Deep End(113)
Self-professed belonging.
“Lukas.” Despair and heat spill into me.
“Sweetheart. I’m here to pick you up,” he whispers. “Fuck you into a thousand little pieces, and then put them back together. You don’t need me to do it, but it’s what you want, isn’t it? For me to fix you?” It’s horrifying, the truth of it. Even more so when I feel his lips against my ear, a whisper rolling out of his mouth. “You want to come, baby?”
I nod. I’m almost there, and yet a million miles away.
“I could make you wait for it. I could force you to tell me all the things you cannot say.” His hand slides between my hip bone and the mattress. “But I won’t. You know why?” He finds my swollen clit. Index and middle fingers draw circles around it. A tap that makes me shiver. “Because I know all of them already.”
A wet explosion in my brain. I burst just like that, wedged between his hand and his chest, clenching around his cock until I’m so narrow, he almost slips outside of me. His groan rolls through me—There you go, such a good, beautiful girl—and when I’m mellow again, he orders, “Be nice and quiet while I finish, okay?”
He can’t manage proper thrusts, but he drags his movements out anyway, like he doesn’t want this to end. I lie patiently, loving every second of it—being his, being used, being wanted, it’s all a contented, indistinguishable hum reverberating inside my body. His pleasure makes him speechless, a handful of noiseless grunts and foreign words and my name, hands gripping my breasts and teeth holding my neck. He throbs and jerks, and then we lie there, waiting, catching our breaths.
Then he lifts my hips up, knees wide on the bed. I feel his gaze on me, studying, memorizing, and I’m about to beg him to stop, when his mouth is suddenly there, tongue lazy and broad against my clit, painful bites where my ass joins my thigh. Orgasms sweep over me, and I’m sobbing, choking on my own cries. He’s the one to push my face into the blanket and remind me that I have to hush, c’mon, Scarlett, just bite here and you’re fucking ruining me, and then I’m coming again.
I’m outside my body. It’s the best and worst thing I’ve ever felt. I space away. Perfect. Perfect.

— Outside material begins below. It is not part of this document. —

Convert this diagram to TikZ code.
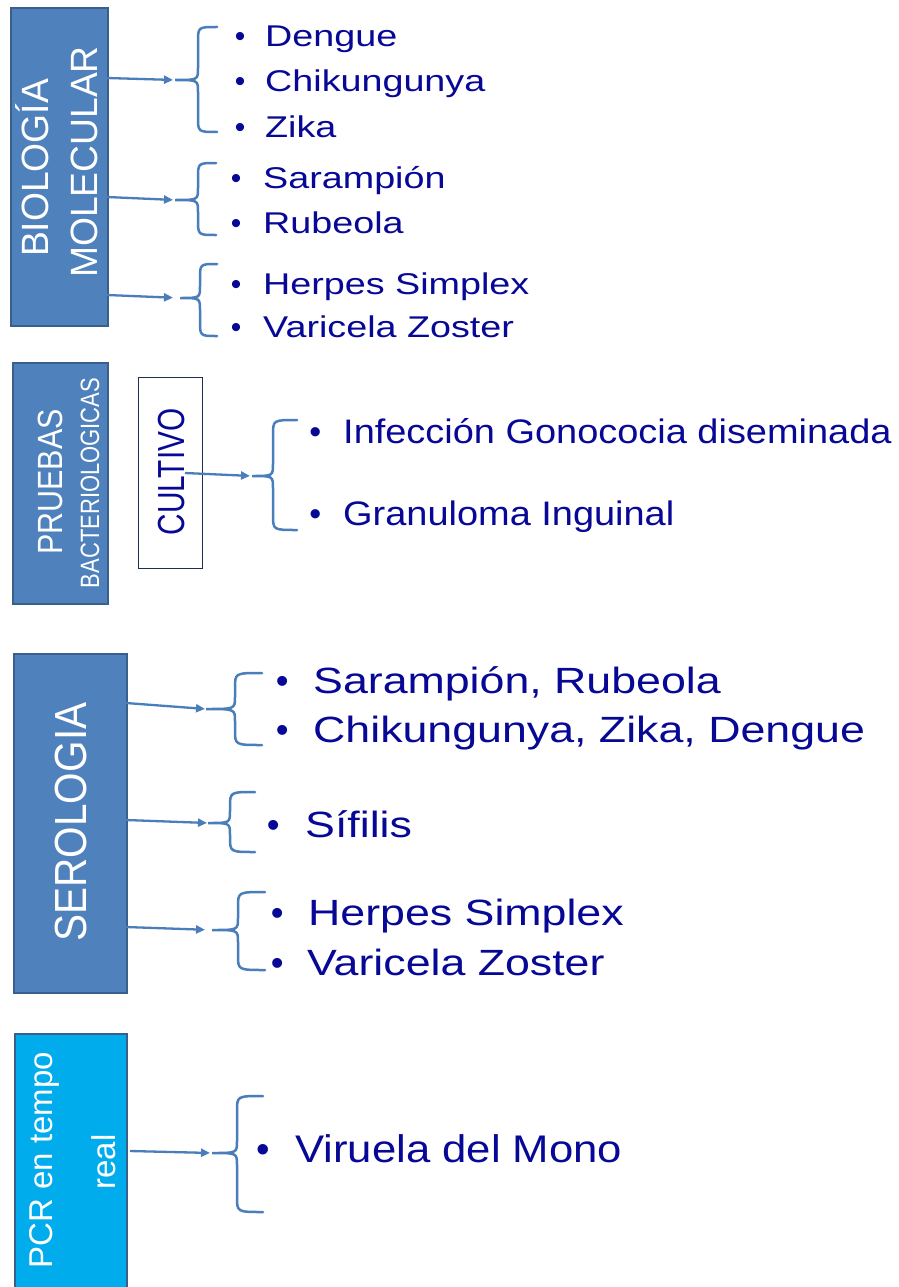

Afterward, he disappears in the bathroom, door open, not bothering to turn on the lights. I watch him, boneless, sweat slowly drying on my spine. When he comes back to clean me up, little tears pebble under my eyes, and he wipes them away with his thumb. Tucks me into bed. Doesn’t join me .
Instead he crouches by my pillow, holds my hand to his lips, and asks, “What are you scared of, Scarlett?” His eyes look . . . sad, maybe. I’m not sure. Traces of emotions crease the corners.
“Everything.”
A deep sigh. “When it comes to what matters, you’re fearless. Try to remember that, okay?”
I make no promises. Instead, I snooze. Dip in and out of sleep, but Lukas stays there, watching me, for what feels like a long time. Then he presses a kiss against my forehead, turns off the light, and lets himself out.
The following week, Pac-12 starts.
CHAPTER 59
PAC-12 SWIMMING AND DIVING ARE SEPARATE EVENTS, ONE after the other. Lukas and I are out of town at nonoverlapping intervals: while he’s flying back from Seattle, I’m waiting for one of the assistant coaches to drive me to the airport, trying to decide what polish to pack in case I get time to do my nails.
However.
“I think the guys’ plane just landed,” Pen announces while we’re waiting at SFO, sitting up in a burst of excitement. “The gate’s five minutes from here—shall we go say hi?”
“Yes!” Bella says, followed by Bree’s blasé, “Sure.”
In a plot twist rom-com writers can only aspire to achieve, Bree and Dale broke up over a yet-to-be-revealed conflict, while Bella and Devin are still dating. Once again: so many questions, and absolutely zero way of asking them in a tactful way.
Pen’s eyes meet mine in one of the many I guess we cannot speculate about this now, but boy, will we be discussing later looks that we exchange on a daily basis. “Let’s go.”
“Should we bring our bag?” Bree asks.
“Good question.” Pen turns to me. “Do you mind keeping an eye out? ”
I shake my head, pretending it doesn’t make my stomach feel like it’s full of metamorphic rocks. When the girls return, I don’t ask who they met, or how it went.
It feels a little like the first meet of my career.
Weird, when I’ve recently returned from a world championship, but my mindset has evolved more in the last few weeks than in the previous three years. New, more intentional choices. No perfect-or-nothing mentality. My brain, finally able to go quiet.
When I started out the academic year, my dream was to qualify for the NCAA tournament. I’ll have done good if I manage, I told myself. And poorly if I don’t.
I’m not sure I still believe that. In fact, I’m certain that I don’t need to qualify for anything to consider this year a success. “The real NCAA qualification spot was the mental health we gained along the way.”
“What did you say, Vandy?”
“Oh, nothing.” I finish warming up my quads and smile at Pen. “Ready?”
We place first in the ten-meter synchro event.